“Europe didn’t have enough LNG import capacity to replace Russian gas—then it did, in 18 months.” LNG regasification terminals are facilities that receive liquefied natural gas (LNG) delivered by specialized tanker vessels, warm the cryogenic liquid back to gaseous state, and inject it into the domestic pipeline network—serving as the critical interface between the global seaborne LNG market and a country’s gas supply system.
Executive Summary
Regasification infrastructure became a geopolitical priority of the first order after Russia’s invasion of Ukraine and subsequent gas supply cutoffs to Europe in 2022. Europe faced a fundamental infrastructure constraint: it had insufficient LNG import capacity to replace the 150+ billion cubic meters of annual Russian pipeline gas supply. The crisis triggered the fastest-ever deployment of Floating Storage and Regasification Units (FSRUs)—vessel-mounted regasification platforms that can be installed in 12–18 months versus 5–7 years for onshore terminals—across Germany, Italy, the Netherlands, Finland, and Estonia. By 2024, Europe had added over 100 bcm of new regasification capacity, fundamentally transforming its gas supply geography and enabling Russian gas dependency to fall from ~40% to single digits.
The Strategic Mechanism
LNG regasification infrastructure enables energy market transformation through three mechanisms:
- Import source diversification: Regasification terminals allow any country with coastal access to import LNG from any global supplier—the U.S., Qatar, Australia, Norway—transforming pipeline-bound gas import dependency into a liquid global commodity market relationship.
- FSRU deployment speed: Floating regasification units—essentially purpose-converted LNG carriers permanently moored offshore with pipeline connections to shore—can be chartered, positioned, and commissioned in 12–18 months, providing emergency supply diversification on a timeline that traditional infrastructure cannot match.

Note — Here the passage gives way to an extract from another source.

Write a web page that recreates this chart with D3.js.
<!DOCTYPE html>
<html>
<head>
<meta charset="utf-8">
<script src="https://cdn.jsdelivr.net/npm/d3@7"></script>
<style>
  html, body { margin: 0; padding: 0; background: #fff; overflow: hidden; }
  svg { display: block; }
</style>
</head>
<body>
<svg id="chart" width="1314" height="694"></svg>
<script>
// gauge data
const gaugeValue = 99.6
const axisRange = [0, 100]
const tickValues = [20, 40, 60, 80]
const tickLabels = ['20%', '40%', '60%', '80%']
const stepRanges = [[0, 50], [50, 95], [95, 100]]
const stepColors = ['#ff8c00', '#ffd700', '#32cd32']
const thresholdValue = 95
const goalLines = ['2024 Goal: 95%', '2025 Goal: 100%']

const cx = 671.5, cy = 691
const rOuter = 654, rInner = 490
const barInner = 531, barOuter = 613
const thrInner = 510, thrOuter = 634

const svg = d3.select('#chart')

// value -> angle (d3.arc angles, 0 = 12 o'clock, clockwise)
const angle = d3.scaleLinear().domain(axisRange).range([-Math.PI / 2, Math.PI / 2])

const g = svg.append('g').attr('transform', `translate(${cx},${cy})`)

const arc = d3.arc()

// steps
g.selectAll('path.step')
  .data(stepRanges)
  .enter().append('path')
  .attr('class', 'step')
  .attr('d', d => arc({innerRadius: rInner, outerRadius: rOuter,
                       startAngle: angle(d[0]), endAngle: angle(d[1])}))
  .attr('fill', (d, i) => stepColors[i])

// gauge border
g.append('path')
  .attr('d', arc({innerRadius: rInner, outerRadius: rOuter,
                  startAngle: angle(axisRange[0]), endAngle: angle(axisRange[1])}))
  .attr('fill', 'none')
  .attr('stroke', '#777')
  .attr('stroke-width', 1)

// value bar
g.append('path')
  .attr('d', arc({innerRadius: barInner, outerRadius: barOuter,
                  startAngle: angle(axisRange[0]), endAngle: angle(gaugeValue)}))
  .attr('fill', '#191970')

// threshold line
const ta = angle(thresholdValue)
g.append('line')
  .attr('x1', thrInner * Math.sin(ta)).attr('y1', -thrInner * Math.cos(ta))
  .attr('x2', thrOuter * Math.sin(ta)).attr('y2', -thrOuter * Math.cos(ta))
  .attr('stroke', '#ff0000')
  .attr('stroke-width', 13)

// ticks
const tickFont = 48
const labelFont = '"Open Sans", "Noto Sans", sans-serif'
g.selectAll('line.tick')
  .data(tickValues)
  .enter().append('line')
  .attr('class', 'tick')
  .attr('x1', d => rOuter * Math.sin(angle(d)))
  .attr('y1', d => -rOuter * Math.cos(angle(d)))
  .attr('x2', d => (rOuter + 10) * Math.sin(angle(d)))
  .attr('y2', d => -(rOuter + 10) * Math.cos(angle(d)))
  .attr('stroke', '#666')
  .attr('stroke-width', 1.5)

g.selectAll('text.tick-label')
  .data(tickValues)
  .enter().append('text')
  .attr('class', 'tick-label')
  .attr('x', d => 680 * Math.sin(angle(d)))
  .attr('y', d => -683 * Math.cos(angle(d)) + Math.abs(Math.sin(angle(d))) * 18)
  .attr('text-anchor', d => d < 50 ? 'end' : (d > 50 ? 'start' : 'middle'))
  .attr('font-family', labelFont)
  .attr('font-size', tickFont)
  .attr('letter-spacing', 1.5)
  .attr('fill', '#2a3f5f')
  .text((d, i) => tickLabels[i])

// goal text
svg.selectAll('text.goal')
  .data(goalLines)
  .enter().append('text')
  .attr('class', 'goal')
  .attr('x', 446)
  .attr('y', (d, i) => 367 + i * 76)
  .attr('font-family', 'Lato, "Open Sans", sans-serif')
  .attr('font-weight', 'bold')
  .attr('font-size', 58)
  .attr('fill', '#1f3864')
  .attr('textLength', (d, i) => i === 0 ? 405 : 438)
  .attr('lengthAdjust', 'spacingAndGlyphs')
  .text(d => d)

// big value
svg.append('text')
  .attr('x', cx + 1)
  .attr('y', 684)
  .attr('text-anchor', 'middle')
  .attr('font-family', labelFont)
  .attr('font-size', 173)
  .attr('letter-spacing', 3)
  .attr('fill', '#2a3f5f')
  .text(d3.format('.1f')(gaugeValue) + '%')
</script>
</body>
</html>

- Hub and trading infrastructure: Large regasification terminals with storage capacity become regional gas trading hubs, enabling arbitrage between LNG import prices and pipeline gas prices and creating commercial liquidity that supports broader energy market development.
Market & Policy Impact
- U.S. LNG export growth: European regasification capacity expansion directly enabled U.S. LNG export volume growth—the U.S. became the world’s largest LNG exporter in 2023, with the majority of volumes directed to Europe. American LNG export revenues exceeded $35 billion in 2024.
- Germany’s energy pivot: Germany—which had deliberately avoided LNG import infrastructure as a political commitment to Russian gas relationships—built five FSRU installations and commissioned Brunsbüttel and Lubmin offshore terminals in under 18 months, a logistics and regulatory achievement without modern precedent.
- Qatar’s long-term contract leverage: As European buyers sought supply security, Qatar leveraged regasification capacity constraints to negotiate 20–27 year LNG supply agreements with major European utilities—locking in long-term buyer relationships at favorable terms.
- Asian market competition: European demand for U.S. and Qatari LNG at premium prices competed directly with Asian buyers’ supply security, periodically driving Asian spot LNG prices higher and creating diplomatic tension with Japan, South Korea, and India.
- Stranded asset risk: The rapid deployment of LNG regasification capacity raises long-term asset utilization questions given EU decarbonization commitments—infrastructure built for 20-year economic lives in a policy environment targeting gas phase-out by 2050 carries embedded stranded asset risk requiring careful project finance structuring.
Modern Case Study: Germany’s FSRU Program, 2022–2024
Germany’s FSRU deployment program represents the most dramatic peacetime energy infrastructure mobilization in modern European history. Starting from zero dedicated LNG import capacity in early 2022, Germany chartered and installed five FSRUs at Wilhelmshaven, Lubmin, Brunsbüttel, and Deutsche ReGas’s Rügen facilities—achieving first gas delivery in January 2023 at Wilhelmshaven, less than nine months after the decision to proceed. The German federal government passed emergency infrastructure legislation, streamlined environmental permitting to weeks rather than years, and provided sovereign guarantees for FSRU charter costs. By end-2023, Germany had 21 bcm of annual regasification capacity—enough to replace approximately one-third of its former Russian pipeline imports—and had essentially eliminated its strategic dependence on Russian gas. The project demonstrated that democratic governments can execute infrastructure at wartime speed when political will, emergency legal powers, and financing align—and established the FSRU as the instrument of choice for emergency LNG import capacity deployment globally.